What others say about Ssemujju

Acts quickly

Even as a child, Ssemujju was clever and resourceful. He loved news and the radio: he would get a piece of a banana leaf and imitate Christopher Ddamulira reading news.
He was well behaved and very popular among people on the village. See, I was quite tough on them. One time in primary school he came on top of the class but then he had committed some offence; I told him that ‘being the first in the class when you are misbehaving is not acceptable. Bring the cane’.
From an early age, he was hardworking. He used to go about everything energetically. Children used to work in the garden, harvesting matooke, coffee, beans, maize and he would start immediately, not dillydally.
He treats people very well and easily makes friends. He acts quickly. He implements things very swiftly. He and his brothers and sisters have a family association and they have done well to look after us. They, for instance, sponsored me to go to Mecca and even bought a car for me, which I use.
He came and told me here in Kawanda that he wanted to run for Parliament and I said: ‘Ok, may Allah guide you.’ You can’t stand in the way of a young person. When someone is young, you never know what he will achieve. Museveni used to herd cattle, now he is president.

Family man

Ibra is loving, caring, God-fearing and very generous; he wishes people well and really cares about children. And one thing I know is that if Ibra has set out to do something, he really works hard at it and wants to do it very well.
At home, he never quarrels. I can’t remember the last time he threw sharp words at me. If he is so upset, he usually just keeps quiet and when the anger has subsided, he will tell you that this or that annoyed him. Otherwise, when he is at home, he enjoys playing with the children, watching football or cleaning around the compound, for instance, by weeding the flower gardens. And often in the evenings, he roasts chicken/goat-meat on the sigiri while the rest of us sit there and chat and enjoy it as a family.
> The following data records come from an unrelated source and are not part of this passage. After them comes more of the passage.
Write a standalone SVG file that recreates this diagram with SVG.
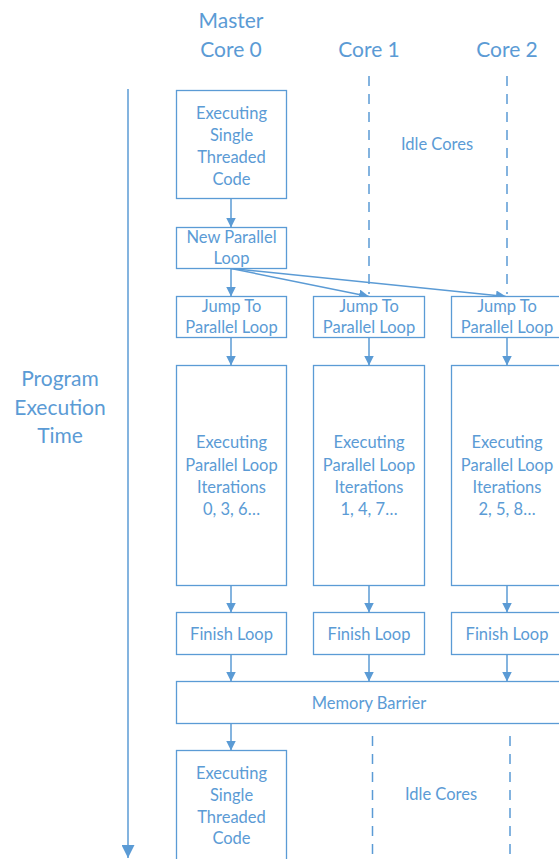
<svg xmlns="http://www.w3.org/2000/svg" width="559" height="859" viewBox="0 0 559 859">
  <style>
    text { font-family: Lato, "Open Sans", "Liberation Sans", sans-serif; fill: #5b9bd5; text-anchor: middle; }
    .head { font-size: 21px; }
    .lbl { font-size: 16.5px; }
    .box { fill: #ffffff; stroke: #5b9bd5; stroke-width: 1.3; }
    .link { fill: none; stroke: #5b9bd5; stroke-width: 1.5; }
    .lane { fill: none; stroke: #5b9bd5; stroke-width: 1.5; stroke-dasharray: 10 8; }
  </style>
  <defs>
    <marker id="tip" viewBox="0 0 10 10" refX="10" refY="5" markerWidth="10" markerHeight="10" orient="auto" markerUnits="userSpaceOnUse">
      <path d="M0,0 L10,5 L0,10 z" fill="#5b9bd5"/>
    </marker>
    <marker id="tipBig" viewBox="0 0 10 10" refX="10" refY="5" markerWidth="13" markerHeight="13" orient="auto" markerUnits="userSpaceOnUse">
      <path d="M0,0 L10,5 L0,10 z" fill="#5b9bd5"/>
    </marker>
  </defs>

  <rect width="559" height="859" fill="#ffffff"/>

  <!-- column headings -->
  <g id="headings">
    <text class="head" x="231" y="28">Master</text>
    <text class="head" x="231" y="57">Core 0</text>
    <text class="head" x="369" y="57">Core 1</text>
    <text class="head" x="507" y="57">Core 2</text>
  </g>

  <!-- time axis -->
  <g id="time-axis">
    <text class="head" x="60" y="386">Program</text>
    <text class="head" x="60" y="415">Execution</text>
    <text class="head" x="60" y="443">Time</text>
  </g>

  <!-- connectors and idle lanes -->
  <g id="connectors">
    <line class="link" x1="128" y1="89" x2="128" y2="858" stroke-width="2" marker-end="url(#tipBig)"/>
    <line class="lane" x1="369" y1="76" x2="369" y2="294"/>
    <line class="lane" x1="507" y1="76" x2="507" y2="294"/>
    <line class="lane" x1="372.5" y1="736" x2="372.5" y2="859"/>
    <line class="lane" x1="510" y1="736" x2="510" y2="859"/>

    <line class="link" x1="231" y1="198.5" x2="231" y2="227.5" marker-end="url(#tip)"/>
    <line class="link" x1="231" y1="268.5" x2="231" y2="296.5" marker-end="url(#tip)"/>
    <line class="link" x1="231" y1="268.5" x2="369" y2="296.5" marker-end="url(#tip)"/>
    <line class="link" x1="231" y1="268.5" x2="506" y2="296.5" marker-end="url(#tip)"/>

    <line class="link" x1="231" y1="337.5" x2="231" y2="365.5" marker-end="url(#tip)"/>
    <line class="link" x1="369" y1="337.5" x2="369" y2="365.5" marker-end="url(#tip)"/>
    <line class="link" x1="507" y1="337.5" x2="507" y2="365.5" marker-end="url(#tip)"/>

    <line class="link" x1="231" y1="585.5" x2="231" y2="612.5" marker-end="url(#tip)"/>
    <line class="link" x1="369" y1="585.5" x2="369" y2="612.5" marker-end="url(#tip)"/>
    <line class="link" x1="507" y1="585.5" x2="507" y2="612.5" marker-end="url(#tip)"/>

    <line class="link" x1="231" y1="654.5" x2="231" y2="681.5" marker-end="url(#tip)"/>
    <line class="link" x1="369" y1="654.5" x2="369" y2="681.5" marker-end="url(#tip)"/>
    <line class="link" x1="507" y1="654.5" x2="507" y2="681.5" marker-end="url(#tip)"/>

    <line class="link" x1="231" y1="723.5" x2="231" y2="750.5" marker-end="url(#tip)"/>
  </g>

  <g id="idle-top">
    <text class="lbl" x="437" y="150">Idle Cores</text>
  </g>
  <g id="idle-bottom">
    <text class="lbl" x="441" y="800">Idle Cores</text>
  </g>

  <g id="single-thread-1">
    <rect class="box" x="176.5" y="90.5" width="110" height="108"/>
    <text class="lbl" x="231.5" y="119">Executing</text>
    <text class="lbl" x="231.5" y="141">Single</text>
    <text class="lbl" x="231.5" y="163">Threaded</text>
    <text class="lbl" x="231.5" y="185">Code</text>
  </g>

  <g id="new-parallel-loop">
    <rect class="box" x="176.5" y="227.5" width="110" height="41"/>
    <text class="lbl" x="231.5" y="243">New Parallel</text>
    <text class="lbl" x="231.5" y="264">Loop</text>
  </g>

  <g id="jump-0">
    <rect class="box" x="176.5" y="296.5" width="110" height="41"/>
    <text class="lbl" x="231.5" y="312">Jump To</text>
    <text class="lbl" x="231.5" y="333">Parallel Loop</text>
  </g>
  <g id="jump-1">
    <rect class="box" x="313.5" y="296.5" width="111" height="41"/>
    <text class="lbl" x="369" y="312">Jump To</text>
    <text class="lbl" x="369" y="333">Parallel Loop</text>
  </g>
  <g id="jump-2">
    <rect class="box" x="451.5" y="296.5" width="111" height="41"/>
    <text class="lbl" x="507" y="312">Jump To</text>
    <text class="lbl" x="507" y="333">Parallel Loop</text>
  </g>

  <g id="iterations-0">
    <rect class="box" x="176.5" y="365.5" width="110" height="220"/>
    <text class="lbl" x="231.5" y="448">Executing</text>
    <text class="lbl" x="231.5" y="471">Parallel Loop</text>
    <text class="lbl" x="231.5" y="493">Iterations</text>
    <text class="lbl" x="231.5" y="515">0, 3, 6…</text>
  </g>
  <g id="iterations-1">
    <rect class="box" x="313.5" y="365.5" width="111" height="220"/>
    <text class="lbl" x="369" y="448">Executing</text>
    <text class="lbl" x="369" y="471">Parallel Loop</text>
    <text class="lbl" x="369" y="493">Iterations</text>
    <text class="lbl" x="369" y="515">1, 4, 7…</text>
  </g>
  <g id="iterations-2">
    <rect class="box" x="451.5" y="365.5" width="111" height="220"/>
    <text class="lbl" x="507" y="448">Executing</text>
    <text class="lbl" x="507" y="471">Parallel Loop</text>
    <text class="lbl" x="507" y="493">Iterations</text>
    <text class="lbl" x="507" y="515">2, 5, 8…</text>
  </g>

  <g id="finish-0">
    <rect class="box" x="176.5" y="612.5" width="110" height="42"/>
    <text class="lbl" x="231.5" y="640">Finish Loop</text>
  </g>
  <g id="finish-1">
    <rect class="box" x="313.5" y="612.5" width="111" height="42"/>
    <text class="lbl" x="369" y="640">Finish Loop</text>
  </g>
  <g id="finish-2">
    <rect class="box" x="451.5" y="612.5" width="111" height="42"/>
    <text class="lbl" x="507" y="640">Finish Loop</text>
  </g>

  <g id="memory-barrier">
    <rect class="box" x="176.5" y="681.5" width="386" height="42"/>
    <text class="lbl" x="369" y="709">Memory Barrier</text>
  </g>

  <g id="single-thread-2">
    <rect class="box" x="176.5" y="750.5" width="110" height="120"/>
    <text class="lbl" x="231.5" y="779">Executing</text>
    <text class="lbl" x="231.5" y="801">Single</text>
    <text class="lbl" x="231.5" y="823">Threaded</text>
    <text class="lbl" x="231.5" y="844">Code</text>
  </g>
</svg>
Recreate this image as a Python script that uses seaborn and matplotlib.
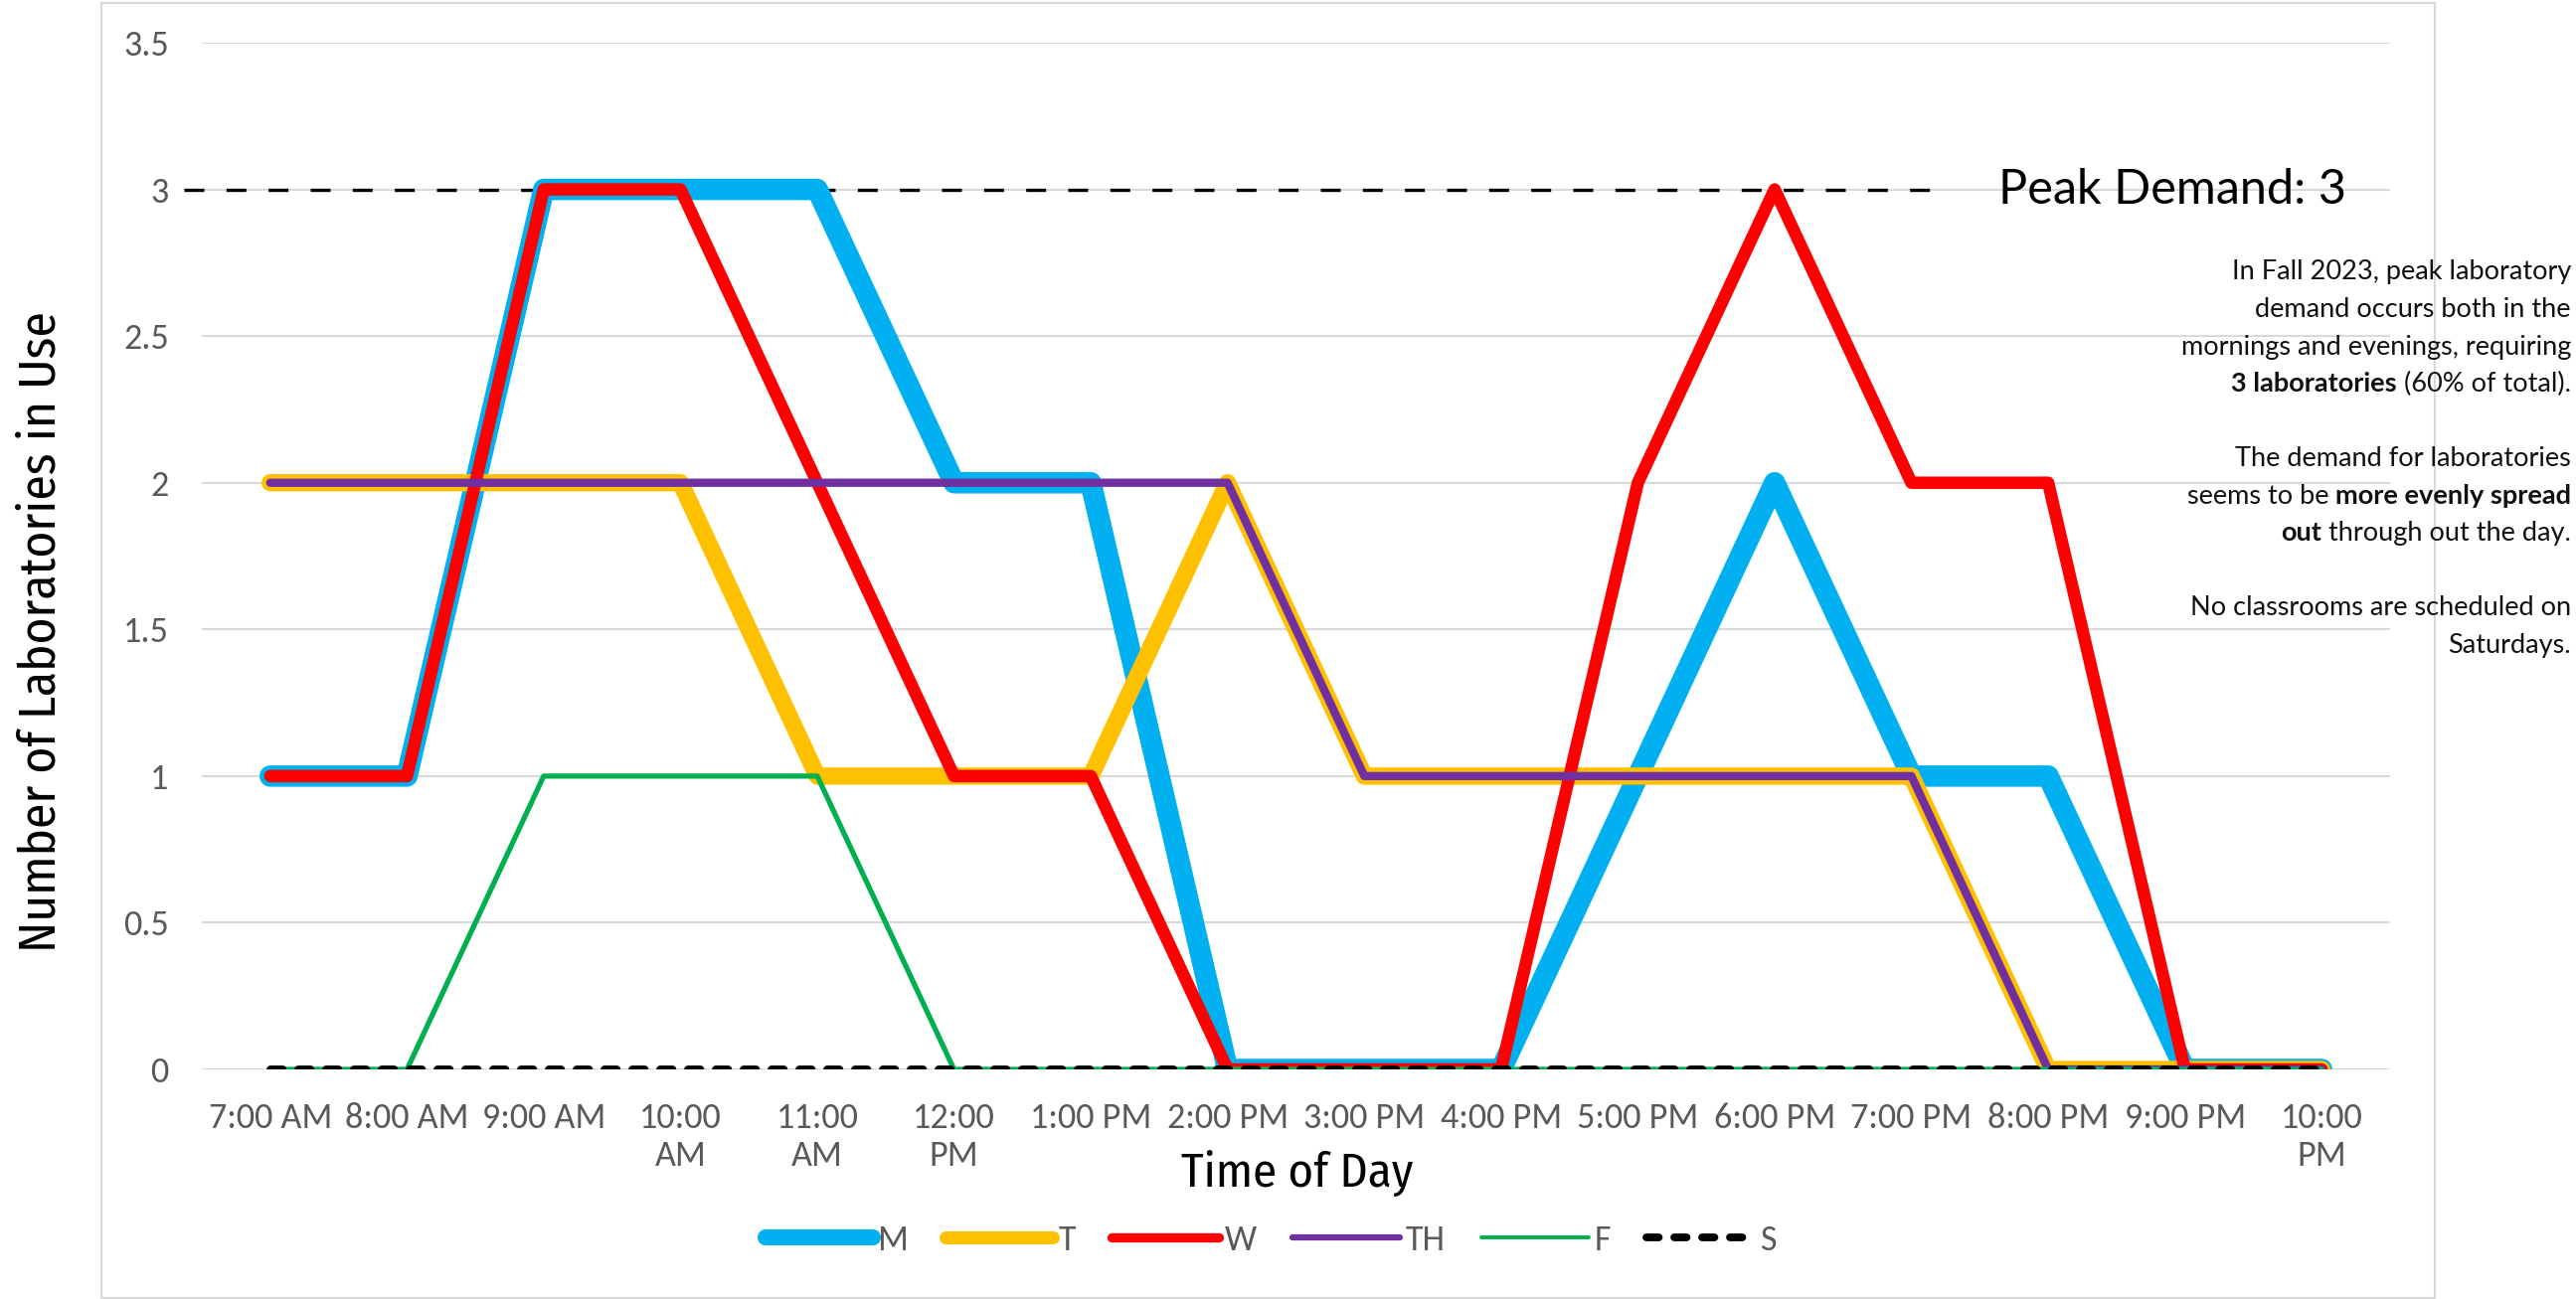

From his childhood, he has always been very friendly and caring both to his parents and his siblings. If you were sick, for instance, he would try so hard to get you something that you could eat. If you did not want this, he would go to the garden, get some gonja, roast it and bring it.
If he realised I was taking a sick child to the health centre – about three miles away - he would offer to help carry the baby on his back to and from the health centre.
And he was loved by people of all ages. You would find him chatting with old men and women and with his age-mates. He knew how to chat with children and with adults.

Popular boy
As a child, Ssemujju loved people very much and was very popular on the village and in our clan. He would not pass someone without greeting them. He was often the first to go to the garden. He loved playing footballs made out of banana fibres. If he was to play football, he would hit the garden while others were still sleeping, do his bit and do other chores quickly so that he would go play football.
What I know about Ssemujju is that once he has set out to do something, it is difficult to abandon it.